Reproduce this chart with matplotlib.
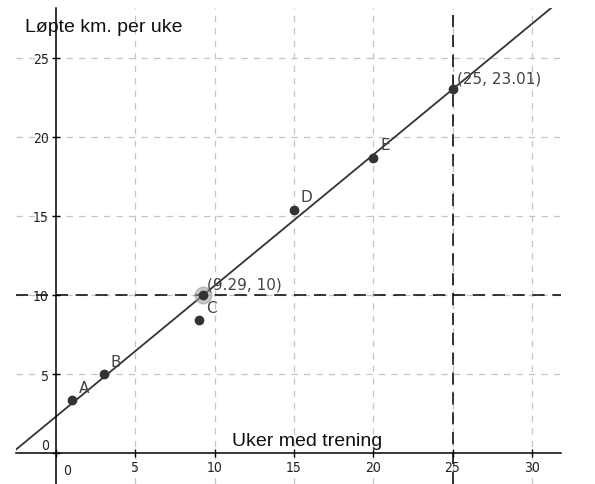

════════════════

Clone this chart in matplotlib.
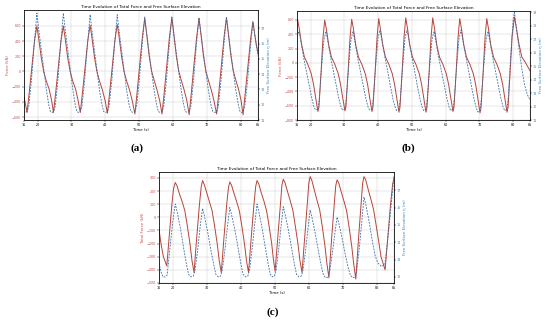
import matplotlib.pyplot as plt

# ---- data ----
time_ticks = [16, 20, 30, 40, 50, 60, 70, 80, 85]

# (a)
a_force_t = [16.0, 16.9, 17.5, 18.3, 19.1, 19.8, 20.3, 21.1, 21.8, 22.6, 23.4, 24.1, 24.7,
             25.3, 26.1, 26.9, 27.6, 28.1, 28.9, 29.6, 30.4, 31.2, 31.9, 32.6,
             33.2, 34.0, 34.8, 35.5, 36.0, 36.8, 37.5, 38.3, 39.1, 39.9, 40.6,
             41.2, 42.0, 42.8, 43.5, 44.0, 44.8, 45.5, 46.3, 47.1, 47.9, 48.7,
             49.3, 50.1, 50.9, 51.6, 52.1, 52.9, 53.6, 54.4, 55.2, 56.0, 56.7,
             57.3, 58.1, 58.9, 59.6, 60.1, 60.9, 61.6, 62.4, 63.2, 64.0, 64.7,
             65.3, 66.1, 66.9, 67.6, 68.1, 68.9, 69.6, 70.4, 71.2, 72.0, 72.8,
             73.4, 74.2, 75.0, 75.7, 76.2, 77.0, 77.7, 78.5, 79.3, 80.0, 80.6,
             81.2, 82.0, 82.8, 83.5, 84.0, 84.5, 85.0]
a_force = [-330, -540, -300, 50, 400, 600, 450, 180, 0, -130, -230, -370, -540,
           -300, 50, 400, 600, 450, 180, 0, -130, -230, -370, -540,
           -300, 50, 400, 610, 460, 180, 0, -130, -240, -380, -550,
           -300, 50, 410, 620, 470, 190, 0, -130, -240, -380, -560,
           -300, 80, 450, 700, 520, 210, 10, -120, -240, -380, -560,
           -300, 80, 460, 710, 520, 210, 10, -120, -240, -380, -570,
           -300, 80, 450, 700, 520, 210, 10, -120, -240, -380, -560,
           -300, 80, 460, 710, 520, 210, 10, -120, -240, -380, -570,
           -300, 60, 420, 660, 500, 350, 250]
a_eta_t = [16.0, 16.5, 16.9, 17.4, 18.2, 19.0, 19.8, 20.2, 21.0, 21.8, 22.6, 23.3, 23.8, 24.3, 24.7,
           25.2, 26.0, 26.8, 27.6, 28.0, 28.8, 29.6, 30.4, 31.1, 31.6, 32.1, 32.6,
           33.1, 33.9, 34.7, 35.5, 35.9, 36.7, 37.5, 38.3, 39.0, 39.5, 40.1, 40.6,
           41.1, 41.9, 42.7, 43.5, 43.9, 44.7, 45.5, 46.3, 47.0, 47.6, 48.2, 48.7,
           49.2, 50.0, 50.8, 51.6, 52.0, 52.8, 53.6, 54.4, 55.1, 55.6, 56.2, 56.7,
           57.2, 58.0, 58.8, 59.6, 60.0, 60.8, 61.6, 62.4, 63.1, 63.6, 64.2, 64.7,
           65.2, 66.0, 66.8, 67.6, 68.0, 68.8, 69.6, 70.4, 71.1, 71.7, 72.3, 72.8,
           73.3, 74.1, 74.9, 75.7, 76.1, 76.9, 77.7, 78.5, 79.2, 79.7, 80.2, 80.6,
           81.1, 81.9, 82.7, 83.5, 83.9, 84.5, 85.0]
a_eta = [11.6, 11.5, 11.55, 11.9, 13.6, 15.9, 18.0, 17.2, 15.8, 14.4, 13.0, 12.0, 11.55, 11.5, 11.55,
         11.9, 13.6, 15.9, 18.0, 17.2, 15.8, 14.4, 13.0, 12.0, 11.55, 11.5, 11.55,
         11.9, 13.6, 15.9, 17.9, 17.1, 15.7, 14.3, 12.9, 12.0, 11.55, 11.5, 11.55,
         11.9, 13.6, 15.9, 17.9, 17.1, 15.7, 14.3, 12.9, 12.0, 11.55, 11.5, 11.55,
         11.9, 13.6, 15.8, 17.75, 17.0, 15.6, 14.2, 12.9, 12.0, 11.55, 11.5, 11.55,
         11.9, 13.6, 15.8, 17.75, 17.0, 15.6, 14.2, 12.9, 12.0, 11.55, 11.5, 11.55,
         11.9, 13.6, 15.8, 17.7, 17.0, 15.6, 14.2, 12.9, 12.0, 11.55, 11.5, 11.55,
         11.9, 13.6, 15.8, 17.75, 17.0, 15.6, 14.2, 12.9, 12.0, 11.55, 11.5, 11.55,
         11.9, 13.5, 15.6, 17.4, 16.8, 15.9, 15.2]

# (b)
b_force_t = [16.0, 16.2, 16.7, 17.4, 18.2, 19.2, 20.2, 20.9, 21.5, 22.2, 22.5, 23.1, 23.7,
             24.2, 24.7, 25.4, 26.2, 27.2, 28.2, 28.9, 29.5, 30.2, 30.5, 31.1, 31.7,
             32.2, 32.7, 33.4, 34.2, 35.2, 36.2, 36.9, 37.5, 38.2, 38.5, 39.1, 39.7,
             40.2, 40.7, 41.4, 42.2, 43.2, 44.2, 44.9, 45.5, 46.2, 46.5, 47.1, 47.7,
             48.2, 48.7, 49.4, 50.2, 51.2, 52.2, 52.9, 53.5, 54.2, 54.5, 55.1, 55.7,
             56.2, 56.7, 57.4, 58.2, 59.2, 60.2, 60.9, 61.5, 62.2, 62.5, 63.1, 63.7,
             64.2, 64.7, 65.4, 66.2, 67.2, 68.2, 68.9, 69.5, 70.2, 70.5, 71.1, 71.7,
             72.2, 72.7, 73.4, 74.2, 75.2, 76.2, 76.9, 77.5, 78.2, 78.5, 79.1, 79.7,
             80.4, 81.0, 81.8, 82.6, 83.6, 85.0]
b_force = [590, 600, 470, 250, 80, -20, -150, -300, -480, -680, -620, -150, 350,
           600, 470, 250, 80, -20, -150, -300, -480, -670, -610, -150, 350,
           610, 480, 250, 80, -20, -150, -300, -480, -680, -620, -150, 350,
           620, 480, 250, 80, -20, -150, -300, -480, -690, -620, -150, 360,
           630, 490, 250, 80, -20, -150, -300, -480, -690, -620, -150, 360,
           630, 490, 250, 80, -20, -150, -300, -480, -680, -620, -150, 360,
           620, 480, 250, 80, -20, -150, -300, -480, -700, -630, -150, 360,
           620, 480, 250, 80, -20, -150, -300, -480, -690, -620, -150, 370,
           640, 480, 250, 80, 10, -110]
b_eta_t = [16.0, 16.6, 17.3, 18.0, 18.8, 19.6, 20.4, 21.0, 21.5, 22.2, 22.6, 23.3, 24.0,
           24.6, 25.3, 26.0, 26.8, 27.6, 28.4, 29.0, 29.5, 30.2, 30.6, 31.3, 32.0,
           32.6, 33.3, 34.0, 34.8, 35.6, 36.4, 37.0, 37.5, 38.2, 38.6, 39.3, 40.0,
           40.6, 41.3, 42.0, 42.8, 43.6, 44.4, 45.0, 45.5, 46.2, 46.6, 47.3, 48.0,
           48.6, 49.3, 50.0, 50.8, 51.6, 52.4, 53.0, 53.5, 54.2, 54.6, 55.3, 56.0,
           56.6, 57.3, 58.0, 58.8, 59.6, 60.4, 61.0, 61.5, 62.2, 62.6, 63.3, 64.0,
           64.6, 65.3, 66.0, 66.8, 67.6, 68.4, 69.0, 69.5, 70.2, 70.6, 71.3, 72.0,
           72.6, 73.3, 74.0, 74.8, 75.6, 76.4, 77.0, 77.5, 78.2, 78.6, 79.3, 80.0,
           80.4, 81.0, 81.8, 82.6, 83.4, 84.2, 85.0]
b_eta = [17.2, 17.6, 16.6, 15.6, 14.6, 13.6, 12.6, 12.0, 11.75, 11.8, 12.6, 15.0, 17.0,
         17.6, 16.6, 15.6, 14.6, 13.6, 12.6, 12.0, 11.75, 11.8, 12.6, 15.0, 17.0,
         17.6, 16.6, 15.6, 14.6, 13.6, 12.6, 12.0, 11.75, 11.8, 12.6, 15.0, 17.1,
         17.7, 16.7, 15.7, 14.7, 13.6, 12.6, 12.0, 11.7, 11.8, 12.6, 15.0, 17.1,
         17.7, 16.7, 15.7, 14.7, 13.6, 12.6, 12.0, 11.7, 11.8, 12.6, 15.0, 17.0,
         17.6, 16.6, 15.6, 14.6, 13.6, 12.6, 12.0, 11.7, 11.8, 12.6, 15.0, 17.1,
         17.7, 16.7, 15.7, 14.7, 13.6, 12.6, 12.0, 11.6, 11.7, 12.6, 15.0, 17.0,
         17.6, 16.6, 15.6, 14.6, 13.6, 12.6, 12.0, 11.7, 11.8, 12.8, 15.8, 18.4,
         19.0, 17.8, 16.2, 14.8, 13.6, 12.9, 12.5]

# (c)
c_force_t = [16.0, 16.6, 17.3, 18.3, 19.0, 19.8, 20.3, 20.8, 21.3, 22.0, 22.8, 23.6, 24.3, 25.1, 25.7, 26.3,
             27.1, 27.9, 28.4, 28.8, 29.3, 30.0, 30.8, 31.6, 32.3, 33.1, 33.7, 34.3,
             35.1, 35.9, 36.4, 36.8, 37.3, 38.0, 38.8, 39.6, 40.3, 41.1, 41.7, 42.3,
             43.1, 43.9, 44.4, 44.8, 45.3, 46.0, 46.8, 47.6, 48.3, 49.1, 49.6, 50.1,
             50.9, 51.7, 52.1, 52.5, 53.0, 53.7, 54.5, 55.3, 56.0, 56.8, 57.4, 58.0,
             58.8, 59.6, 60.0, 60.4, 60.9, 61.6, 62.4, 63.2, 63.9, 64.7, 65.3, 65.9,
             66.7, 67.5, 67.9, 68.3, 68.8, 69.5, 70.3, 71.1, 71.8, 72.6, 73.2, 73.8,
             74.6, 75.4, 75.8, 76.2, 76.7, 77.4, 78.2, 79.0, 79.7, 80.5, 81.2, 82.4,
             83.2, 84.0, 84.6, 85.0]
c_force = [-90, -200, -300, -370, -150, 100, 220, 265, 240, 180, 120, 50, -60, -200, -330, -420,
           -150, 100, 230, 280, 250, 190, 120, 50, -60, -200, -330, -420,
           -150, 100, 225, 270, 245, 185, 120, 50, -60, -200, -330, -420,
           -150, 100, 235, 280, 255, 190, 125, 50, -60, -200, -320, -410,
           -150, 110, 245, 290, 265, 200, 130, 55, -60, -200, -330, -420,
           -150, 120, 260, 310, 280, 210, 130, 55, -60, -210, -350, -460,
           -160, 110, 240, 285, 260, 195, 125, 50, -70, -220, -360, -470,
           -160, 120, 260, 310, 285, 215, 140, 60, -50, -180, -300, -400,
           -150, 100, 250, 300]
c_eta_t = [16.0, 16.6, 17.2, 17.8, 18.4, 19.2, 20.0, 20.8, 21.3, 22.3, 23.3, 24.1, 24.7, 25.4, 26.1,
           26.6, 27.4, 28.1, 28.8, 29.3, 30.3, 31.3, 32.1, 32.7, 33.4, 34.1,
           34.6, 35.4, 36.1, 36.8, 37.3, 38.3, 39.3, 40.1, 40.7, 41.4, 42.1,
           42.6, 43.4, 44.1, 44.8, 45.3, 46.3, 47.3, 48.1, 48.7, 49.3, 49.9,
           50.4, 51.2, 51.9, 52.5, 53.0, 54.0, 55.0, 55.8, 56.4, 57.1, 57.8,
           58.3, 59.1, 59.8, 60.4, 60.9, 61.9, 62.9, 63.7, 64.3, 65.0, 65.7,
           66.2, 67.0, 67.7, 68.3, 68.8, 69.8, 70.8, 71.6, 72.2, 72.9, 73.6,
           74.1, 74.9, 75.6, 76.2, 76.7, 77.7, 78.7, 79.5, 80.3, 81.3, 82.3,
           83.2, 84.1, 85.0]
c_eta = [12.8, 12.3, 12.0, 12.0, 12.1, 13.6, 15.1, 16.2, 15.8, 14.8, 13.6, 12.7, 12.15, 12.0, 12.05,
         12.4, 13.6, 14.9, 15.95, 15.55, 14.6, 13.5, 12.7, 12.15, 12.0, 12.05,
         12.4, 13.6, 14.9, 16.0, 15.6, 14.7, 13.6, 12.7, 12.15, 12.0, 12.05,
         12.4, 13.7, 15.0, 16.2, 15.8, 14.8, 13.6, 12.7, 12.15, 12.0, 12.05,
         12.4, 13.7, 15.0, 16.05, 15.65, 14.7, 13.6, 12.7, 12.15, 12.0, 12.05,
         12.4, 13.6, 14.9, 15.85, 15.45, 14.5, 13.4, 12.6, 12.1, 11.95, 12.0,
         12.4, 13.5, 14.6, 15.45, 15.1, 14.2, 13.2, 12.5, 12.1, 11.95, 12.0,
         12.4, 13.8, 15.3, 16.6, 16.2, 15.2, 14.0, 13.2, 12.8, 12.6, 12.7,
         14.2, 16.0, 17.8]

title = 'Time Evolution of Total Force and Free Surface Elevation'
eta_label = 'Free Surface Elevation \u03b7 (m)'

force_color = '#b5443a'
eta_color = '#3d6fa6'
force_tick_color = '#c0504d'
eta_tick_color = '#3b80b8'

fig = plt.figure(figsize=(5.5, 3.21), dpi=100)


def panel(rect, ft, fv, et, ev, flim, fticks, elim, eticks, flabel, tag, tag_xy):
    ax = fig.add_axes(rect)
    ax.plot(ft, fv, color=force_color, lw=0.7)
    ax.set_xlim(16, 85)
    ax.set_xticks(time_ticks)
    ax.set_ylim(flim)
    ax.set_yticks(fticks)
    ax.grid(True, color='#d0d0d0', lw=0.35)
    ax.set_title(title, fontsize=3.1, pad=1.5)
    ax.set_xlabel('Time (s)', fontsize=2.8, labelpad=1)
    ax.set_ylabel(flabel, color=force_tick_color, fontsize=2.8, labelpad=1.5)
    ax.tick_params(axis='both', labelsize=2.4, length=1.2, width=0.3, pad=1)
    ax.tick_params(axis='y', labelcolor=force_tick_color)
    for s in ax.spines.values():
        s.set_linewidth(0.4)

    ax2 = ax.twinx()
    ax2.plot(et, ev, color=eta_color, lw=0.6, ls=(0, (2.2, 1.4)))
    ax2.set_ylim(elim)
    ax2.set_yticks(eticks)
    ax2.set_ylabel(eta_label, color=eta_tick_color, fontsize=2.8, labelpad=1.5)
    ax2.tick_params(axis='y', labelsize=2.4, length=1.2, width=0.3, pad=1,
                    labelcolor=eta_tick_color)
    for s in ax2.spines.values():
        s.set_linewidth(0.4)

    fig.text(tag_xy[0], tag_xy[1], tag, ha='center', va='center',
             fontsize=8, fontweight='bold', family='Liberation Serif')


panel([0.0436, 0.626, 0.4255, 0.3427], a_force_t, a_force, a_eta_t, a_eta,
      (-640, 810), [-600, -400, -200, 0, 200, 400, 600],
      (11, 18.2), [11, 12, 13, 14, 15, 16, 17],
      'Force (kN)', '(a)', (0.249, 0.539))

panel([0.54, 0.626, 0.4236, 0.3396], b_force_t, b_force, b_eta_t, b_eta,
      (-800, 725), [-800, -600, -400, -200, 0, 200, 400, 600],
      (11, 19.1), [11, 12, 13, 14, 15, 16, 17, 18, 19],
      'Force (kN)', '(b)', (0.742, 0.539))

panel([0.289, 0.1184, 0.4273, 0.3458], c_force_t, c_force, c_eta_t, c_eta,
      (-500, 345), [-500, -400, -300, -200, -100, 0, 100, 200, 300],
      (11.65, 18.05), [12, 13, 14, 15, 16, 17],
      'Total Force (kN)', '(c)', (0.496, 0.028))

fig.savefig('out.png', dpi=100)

════════════════

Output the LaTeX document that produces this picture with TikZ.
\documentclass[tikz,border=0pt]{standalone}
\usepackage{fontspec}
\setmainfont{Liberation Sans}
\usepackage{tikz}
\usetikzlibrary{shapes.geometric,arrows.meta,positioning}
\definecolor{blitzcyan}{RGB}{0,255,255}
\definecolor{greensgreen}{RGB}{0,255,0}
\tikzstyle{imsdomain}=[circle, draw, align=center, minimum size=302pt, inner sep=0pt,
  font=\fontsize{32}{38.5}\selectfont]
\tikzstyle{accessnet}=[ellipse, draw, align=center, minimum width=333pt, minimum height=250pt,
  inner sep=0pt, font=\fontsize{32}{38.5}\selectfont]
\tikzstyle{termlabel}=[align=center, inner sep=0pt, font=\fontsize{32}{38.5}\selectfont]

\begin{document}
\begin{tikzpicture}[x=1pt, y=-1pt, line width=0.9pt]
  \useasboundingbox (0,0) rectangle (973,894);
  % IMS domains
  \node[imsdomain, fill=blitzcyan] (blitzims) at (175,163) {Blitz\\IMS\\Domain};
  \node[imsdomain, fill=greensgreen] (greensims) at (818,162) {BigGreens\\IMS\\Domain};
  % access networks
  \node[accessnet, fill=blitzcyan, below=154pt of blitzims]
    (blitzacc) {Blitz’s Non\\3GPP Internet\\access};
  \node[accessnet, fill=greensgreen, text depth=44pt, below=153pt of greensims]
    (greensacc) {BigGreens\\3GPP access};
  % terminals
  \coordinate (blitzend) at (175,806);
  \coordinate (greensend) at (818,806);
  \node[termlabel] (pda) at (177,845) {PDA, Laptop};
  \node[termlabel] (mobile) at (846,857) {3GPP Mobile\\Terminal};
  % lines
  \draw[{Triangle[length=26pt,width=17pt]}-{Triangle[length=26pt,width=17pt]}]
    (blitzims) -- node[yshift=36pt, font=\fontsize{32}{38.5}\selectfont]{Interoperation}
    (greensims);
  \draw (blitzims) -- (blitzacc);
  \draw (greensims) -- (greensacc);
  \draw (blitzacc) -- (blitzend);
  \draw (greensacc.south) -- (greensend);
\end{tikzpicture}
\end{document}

════════════════

» Work to be completed:
Skip all pictures and retype only the stretch from the line that holds "Clone this chart in matplotlib." through the line that holds "time_ticks = [16, 20, 30, 40, 50, 60, 70, 80, 85]", exactly as written.

» Exercise result:
Clone this chart in matplotlib.
import matplotlib.pyplot as plt

# ---- data ----
time_ticks = [16, 20, 30, 40, 50, 60, 70, 80, 85]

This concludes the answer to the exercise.